Great Lakes Dune Restoration After Beach Erosion
Sand Delivery for Beach Nourishment
One way to restore our dunes is through beach nourishment. This process adds large amounts of sand back to the beach to minimize the effects of erosion.
At Superior Groundcover, our sand blower trucks allow us to install sand as well as small aggregates for residential and commercial areas throughout Michigan. Our slinger truck fleet is able to install sand, aggregate, and soil up to 80 feet from the truck.

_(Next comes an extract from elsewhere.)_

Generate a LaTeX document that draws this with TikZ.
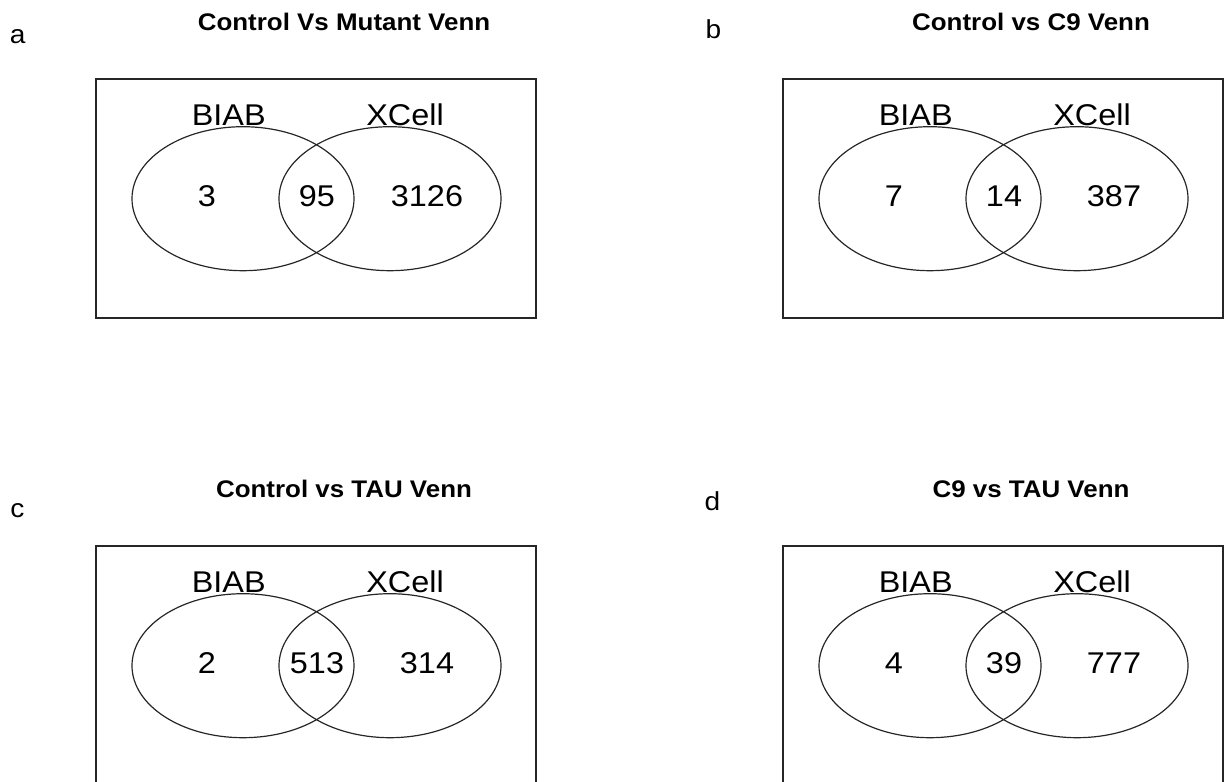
\documentclass[tikz,border=0pt]{standalone}
\usepackage{fontspec}
\setmainfont{Liberation Sans}[FakeStretch=1.08]
\usetikzlibrary{shapes.geometric}

\tikzset{
  frame/.style={draw=black!85, line width=1.3pt, minimum width=440pt,
    minimum height=239pt, inner sep=0pt, outer sep=0pt},
  vset/.style={ellipse, draw=black!85, line width=1.2pt, minimum width=222pt,
    minimum height=144pt, inner sep=0pt, outer sep=0pt},
  setname/.style={anchor=base, inner sep=0pt, font=\fontsize{30}{36}\selectfont},
  count/.style={anchor=base, inner sep=0pt, font=\fontsize{30}{36}\selectfont},
  paneltitle/.style={anchor=base, inner sep=0pt, font=\bfseries\fontsize{24}{29}\selectfont},
  panelletter/.style={anchor=base, inner sep=0pt, font=\fontsize{26}{31}\selectfont},
}

% One Venn panel: #1 name, #2 offset, #3 letter position, #4 letter,
% #5 title, #6 BIAB only, #7 shared, #8 XCell only
\newcommand\vennpanel[8]{%
  \begin{scope}[shift={(#2)}]
    \node[frame] (#1-box) at (316,198.5) {};
    \node[vset] (#1-biab) at (243,198.7) {};
    \node[vset] (#1-xcell) at (390,198.7) {};
    \node[setname] (#1-biab-name) at (228.7,125) {BIAB};
    \node[setname] (#1-xcell-name) at (405,125) {XCell};
    \node[count] (#1-only-biab) at (207,206) {#6};
    \node[count] (#1-both) at (317,206) {#7};
    \node[count] (#1-only-xcell) at (427,206) {#8};
    \node[paneltitle] (#1-title) at (344,30.7) {#5};
  \end{scope}
  \node[panelletter] (#1-letter) at (#3) {#4};
}

\begin{document}
\begin{tikzpicture}[x=1pt, y=-1pt]
  \useasboundingbox (0,0) rectangle (1224,782);
  \vennpanel{pa}{0,0}{17.6,43.3}{a}{Control Vs Mutant Venn}{3}{95}{3126}
  \vennpanel{pb}{687,0}{713.5,38.3}{b}{Control vs C9 Venn}{7}{14}{387}
  \vennpanel{pc}{0,467}{17.3,517.3}{c}{Control vs TAU Venn}{2}{513}{314}
  \vennpanel{pd}{687,467}{712.5,510.7}{d}{C9 vs TAU Venn}{4}{39}{777}
\end{tikzpicture}
\end{document}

Dune restoration presents its own challenges unique to other kinds of erosion control along the beach. For example, the simple act of bringing trucks and equipment on or near the dune to restore it may damage or destroy the environment and end up doing more harm than good. With our sand blower trucks in particular, we can restore the dune from a safe distance, up to 300–400 feet, and still install the sand with precision.
Stabilization via Vegetation
Dune grass and other vegetation can help stabilize the shoreline. The roots of these plants will absorb rainwater and help stabilize the sand, lessening the effects of erosion. Hydroseed can even be installed in certain areas along the Lake Michigan shoreline.
It’s always best to rely on native plants for coastal dune restoration. However, non-native plants may be used if necessary. Some native plants typically used for dune stabilization in Michigan include:
- American beach grass
- Little bluestem
- Starry false solomon-seal
Restoration of Sand Dunes: Pros & Cons
Dune Restoration Pros
- Preserves the largest collection of freshwater dunes in the world
- Protects native species of plants and animals
- Stabilizes the shoreline
- Prevents damage and destruction of coastal homes and businesses
- Preserves the tourism economy
The ultimate benefit of dune restoration is that it protects and preserves Michigan’s freshwater dunes, a natural marvel not seen in such large quantities anywhere else in the world. Preserving and restoring our dunes not only protects our environment, but it also protects our way of life. If we lose our dunes, we’ll also lose coastal homes and businesses to erosion, and we’ll lose the economic benefit of tourism.
Dune Restoration Cons
- Temporary fix
- Can worsen erosion if done poorly
Dune restoration is not without its flaws. Whether you chose beach nourishment or added vegetation, dune restoration can be an expensive process, and the results are only temporary at best. Dune restoration done poorly can kill native species and accelerate erosion even further.
If you have questions about the dune restoration process, our team is here to help. We’ll help you determine which methods of dune restoration will be most effective in your specific case.
Frequently Asked Questions
Do Sand Dunes Prevent Water Runoff?
Restored sand dunes with native vegetation can help prevent runoff. The plants will absorb rainwater and other precipitation, preventing flooding and runoff.
How Do Sand Dunes Prevent Coastal Erosion?
Sand dunes are a natural force against coastal erosion. They protect the coast against high waves and storms, and they adapt naturally to the wind and water in a way that disperses energy and protects the coastline.
How Do You Stabilize a Dune?
Remember, dunes are dynamic by nature. Even a dune that has been stabilized will shift in response to the wind and the waves. However, sand dune stabilization is an important part of erosion control. Beach nourishment and native plants are two methods we employ to stabilize dunes in Michigan.